Indeed, cyber is an ideal arena for North Korea for many reasons. It is a twilight space with few agreed rules, and much room for plausible deniability. Predictably, Pyongyang immediately disavowed the Sony hack, and many have questioned the US evidence. But unlike easily recognizable traditional aggression in the physical world, it is hard for non-experts to grasp virtual ‘aggression.’ Laymen could see the sunken South Korean destroyer Cheonan in 2010 and make the reasonable conjecture that North Korea torpedoed it. But few have the ability to understand the nuances and details of cyber-hacking. It is not immediately evident, as with physical violence, that hacking is even ‘aggression.’ Are leaking private photos and emails, or knocking out a bank website for a few hours, an attack, which would suggest a defensive, perhaps military, response? Or is this industrial espionage?

Similarly, cyberspace attacks allow North Korea to wreak havoc, but virtually, with only oblique links between its action and real-world consequences such as injury or property damage. For example, if a person dies in a hospital whose power was cut in a hack, whose fault is that? Perhaps the hospital should have had stronger redundancy systems or better trained staff, because power failures do otherwise happen anyway.

There are no good answers yet to questions such as these, which also explains why Chinese hacking of US institutions has meet such a confused policy response. Traditional international law and organizations cover ‘real world’ conflict issues, such as rules of war, war crimes, or the treatment of prisoners of war. But given the sheer novelty of ‘net-war’ – if that is even the appropriate term of art – there are no clear norms for what constitutes aggression, defense, proportional response, and so on.
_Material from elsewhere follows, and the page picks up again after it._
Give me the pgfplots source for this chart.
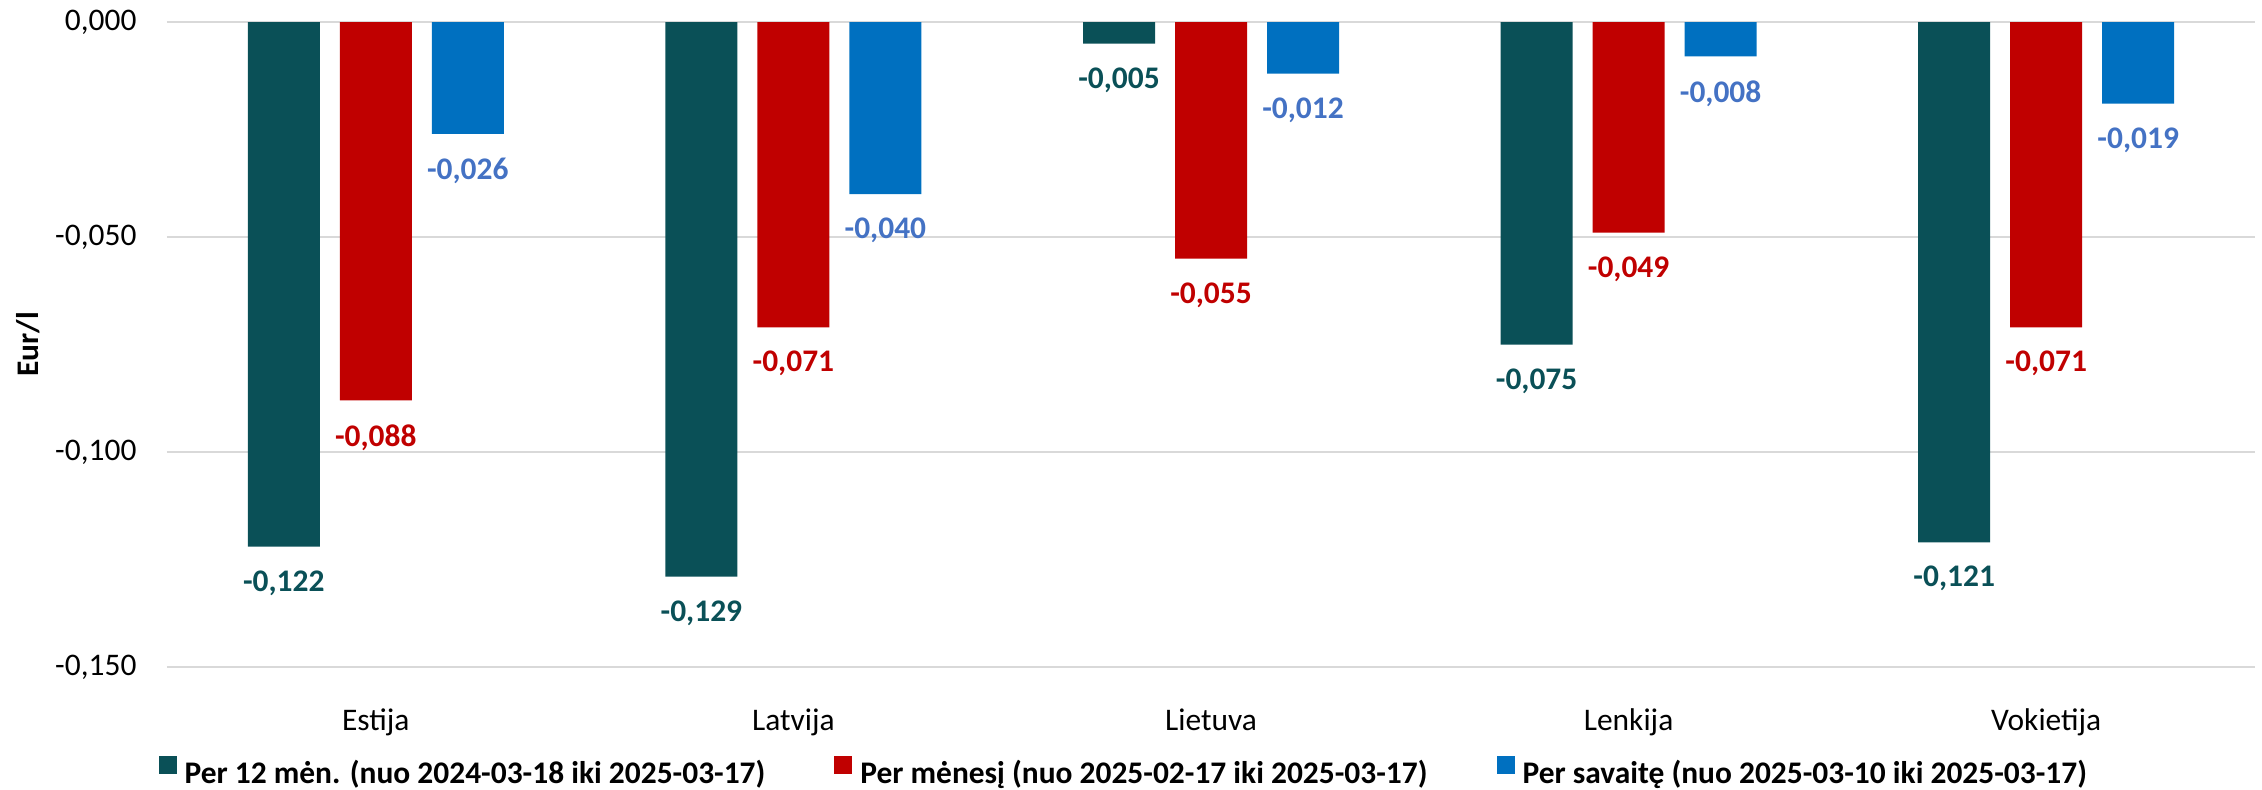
\documentclass[border=0pt]{standalone}
\usepackage{fontspec}
\setmainfont{Carlito}
\usepackage{pgfplots}
\pgfplotsset{compat=1.18}

\definecolor{tealbar}{HTML}{0A5057}
\definecolor{redbar}{HTML}{C00000}
\definecolor{bluebar}{HTML}{0070C0}
\definecolor{bluelab}{HTML}{4472C4}
\definecolor{gridc}{HTML}{D9D9D9}

\begin{document}
\fontsize{11}{13.2}\selectfont
\begin{tikzpicture}
% page frame, same proportions as the reference
\path (-58.45pt,-42.7pt) rectangle (733.25pt,233.45pt);
\begin{axis}[
    at={(0pt,0pt)}, anchor=south west,
    scale only axis,
    width=730.8pt, height=225.75pt,
    ybar=7pt, bar width=25.2pt,
    xmin=-0.5, xmax=4.5,
    ymin=-0.15, ymax=0,
    enlargelimits=false,
    clip=false,
    xtick={0,1,2,3,4},
    xticklabels={Estija, Latvija, Lietuva, Lenkija, Vokietija},
    ytick={-0.15,-0.1,-0.05,0},
    scaled y ticks=false,
    /pgf/number format/.cd, fixed, fixed zerofill, precision=3, use comma, assume math mode=true,
    /pgfplots/.cd,
    axis line style={draw=none},
    tick style={draw=none},
    ymajorgrids,
    major grid style={gridc, line width=0.75pt},
    yticklabel style={anchor=east, inner sep=0pt, xshift=-10.5pt},
    xticklabel style={anchor=base, inner sep=0pt, yshift=-17.85pt},
    every axis y label/.style={at={(axis description cs:-0.0666,0.5)}, rotate=90, anchor=center, font=\bfseries},
    ylabel={Eur/l},
    nodes near coords,
    every node near coord/.append style={anchor=north, inner sep=0pt, yshift=-8.2pt, font=\bfseries},
    legend image code/.code={\fill[#1] (0pt,0pt) rectangle (6.3pt,6.3pt);},
    legend style={
        at={(axis description cs:-0.0043,-0.163)}, anchor=west,
        draw=none, inner sep=0pt, font=\bfseries,
        legend columns=3,
        nodes={inner sep=0pt},
        /tikz/every odd column/.append style={column sep=2.8pt},
        /tikz/every even column/.append style={column sep=24.15pt},
    },
]
\addplot[fill=tealbar, draw=none, every node near coord/.append style={text=tealbar}] coordinates {
    (0,-0.122) (1,-0.129) (2,-0.005) (3,-0.075) (4,-0.121)
};
\addlegendentry{Per 12 mėn. (nuo 2024-03-18 iki 2025-03-17)}
\addplot[fill=redbar, draw=none, every node near coord/.append style={text=redbar}] coordinates {
    (0,-0.088) (1,-0.071) (2,-0.055) (3,-0.049) (4,-0.071)
};
\addlegendentry{Per mėnesį (nuo 2025-02-17 iki 2025-03-17)}
\addplot[fill=bluebar, draw=none, every node near coord/.append style={text=bluelab}] coordinates {
    (0,-0.026) (1,-0.040) (2,-0.012) (3,-0.008) (4,-0.019)
};
\addlegendentry{Per savaitę (nuo 2025-03-10 iki 2025-03-17)}
\end{axis}
\end{tikzpicture}
\end{document}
In short, the vague, hard-to-attribute, poorly regulated, twilight character of cyber provocation is likely methodologically very attractive to Pyongyang.

Finally, cyber-hacking fits longstanding North Korean preferences for both the asymmetric harassment of South Korea and criminal activity. North Korea (probably) cannot win an open conflict with South Korea. This is well-known, even to Pyongyang elites, who have consistently stepped back from the abyss of their own rhetoric, such as in the 2013 spring war crisis. But North Korea is built around an enemy image of South Korea and anti-Americanism. These are central tenets of its post-communist, nationalist ideology. Regular tension with the South, and the US and Japan, helps justify why North Korea exists despite the end of the Cold War, and why unification – ostensibly the regime’s stated goal – never occurs.

The dilemma then for Pyongyang is how to gin up enough tension to justify North Korea’s existence as a separate, poorer Korean state, but not produce so much that war breaks out. Here again, cyber is a great fit. Its twilight nature allows regular action against the South and US, but without the clear-cut fallout which might provide a casus belli. ‘The Interview,’ which mocks the leadership that North Korean propaganda treats as semi-divine, is an ideal target for such action.

Finally, hacking is a congenial choice for a regime already steeped in criminal gangsterism. North Korea produces methamphetamines, counterfeits dollars and RMB, proliferates military technology, engages in insurance fraud, and so on. As a rogue state that already rejects the basic rules of the global economy, cyber-hacking is likely just another technique. Both the governments and businesses in the South Korea, Japan, and the West will have to prepare for North Korean cyber-harassment and debate the manner of response.”